Modeling May Be the Answer

by Ralph Brauer
The best way to incorporate system dynamics modeling into your decision-making process is to work with a trained modeler. Understand that modeling does not provide answers but rather frames options, and the collaboration of individuals who are familiar with system dynamics and who can probe your mental models is valuable. Models almost always address specific questions, so the better you can articulate the issue, the better the model.

If you already think you know the answer, you don’t need modeling.

You can put together your own version of the basic supply-demand idea we found so valuable by following these suggestions.

Use time as your unit of currency. Decide how you will define student demand in that currency. Our model uses the time required to support student learning and to channel student behavior. Many variations on that theme are possible, however.

Assign your students to three or four levels based on these demand criteria. Each level then is assigned a multiplier based on the time demands of the students in that level. The sum of total students in each level times the multiplier for that level equals total demand. Remember as you discuss this, you must have good, verifiable data for your calculations.

The supply side, or resource, calculation can be a little more complicated, but the internal discussion is worth the effort. The question you want to answer is: What does each component of the system contribute to satisfying the total time demand of the students? Again, our model uses numbers and qualifications of teachers as primary measures plus a variety of administrative and other factors that affect system functioning. As with demand, the data you use must be measurable.

With the basic supply-and-demand numbers worked out, you now have a snapshot of your system. To move to systemic analysis you need to explore what happens to this supply-and-demand relationship over time. What were the numbers last year and the year before? Where do you expect them to be next year? In two years? Now you are creating a dynamic mental model of your system.

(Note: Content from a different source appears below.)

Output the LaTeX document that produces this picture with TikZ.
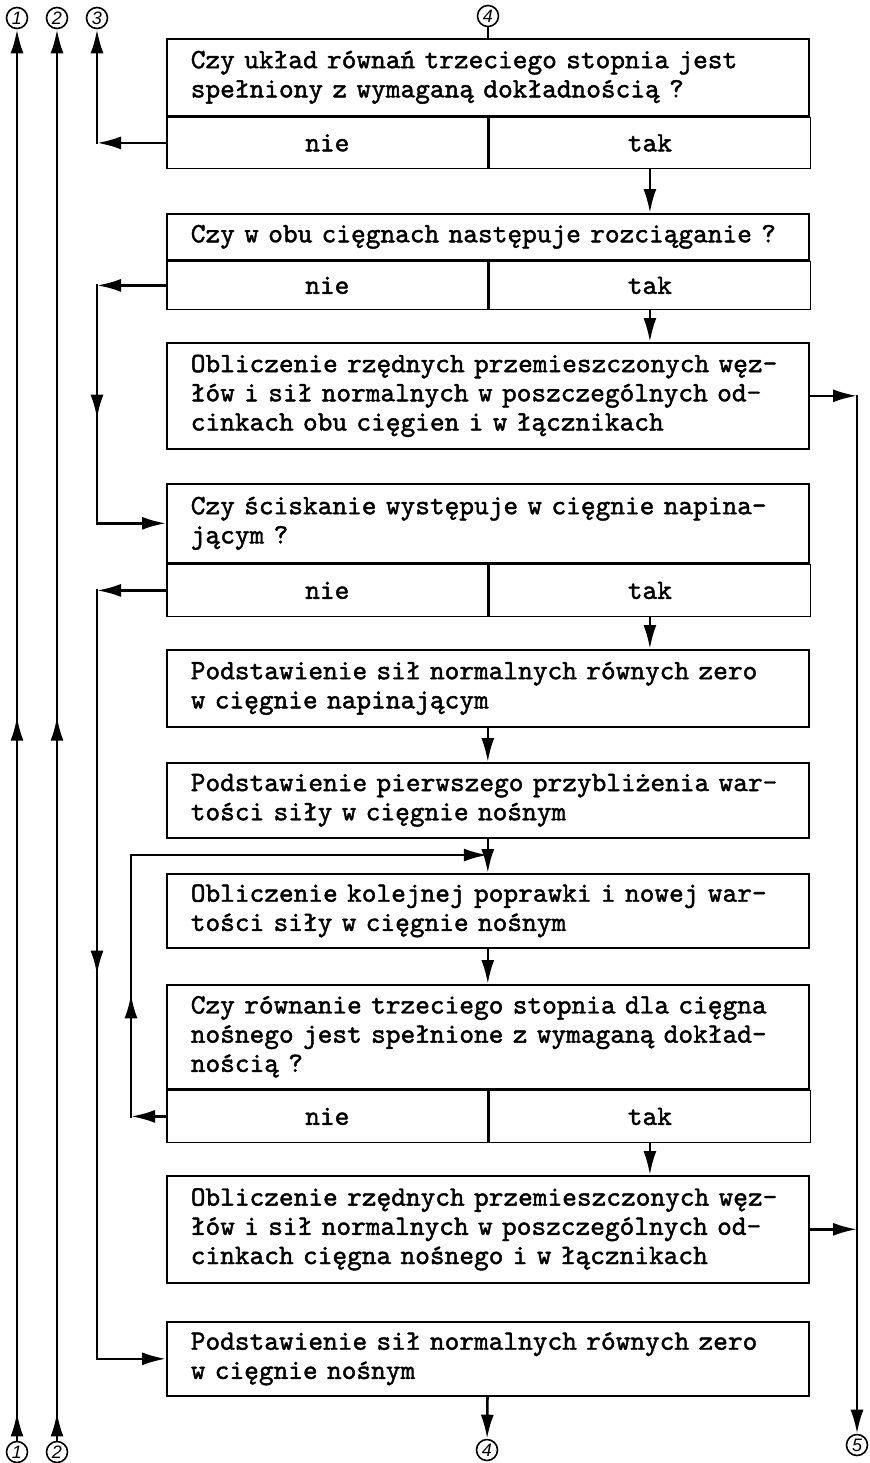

Having outlined those changes you can move to explore the systemic “whys” that allow you to address policy questions. What has changed in your system over time that might have affected those variables? What seem to be the consequences of those changes? Are there secondary, delayed or otherwise easily overlooked consequences to those changes? Do those variables coincide with your mental model of where you thought the leverage points lay?

While this is cruder than a computer simulation, it has the value of reframing your resource-and-demand discussions and getting you to ask better questions of your system.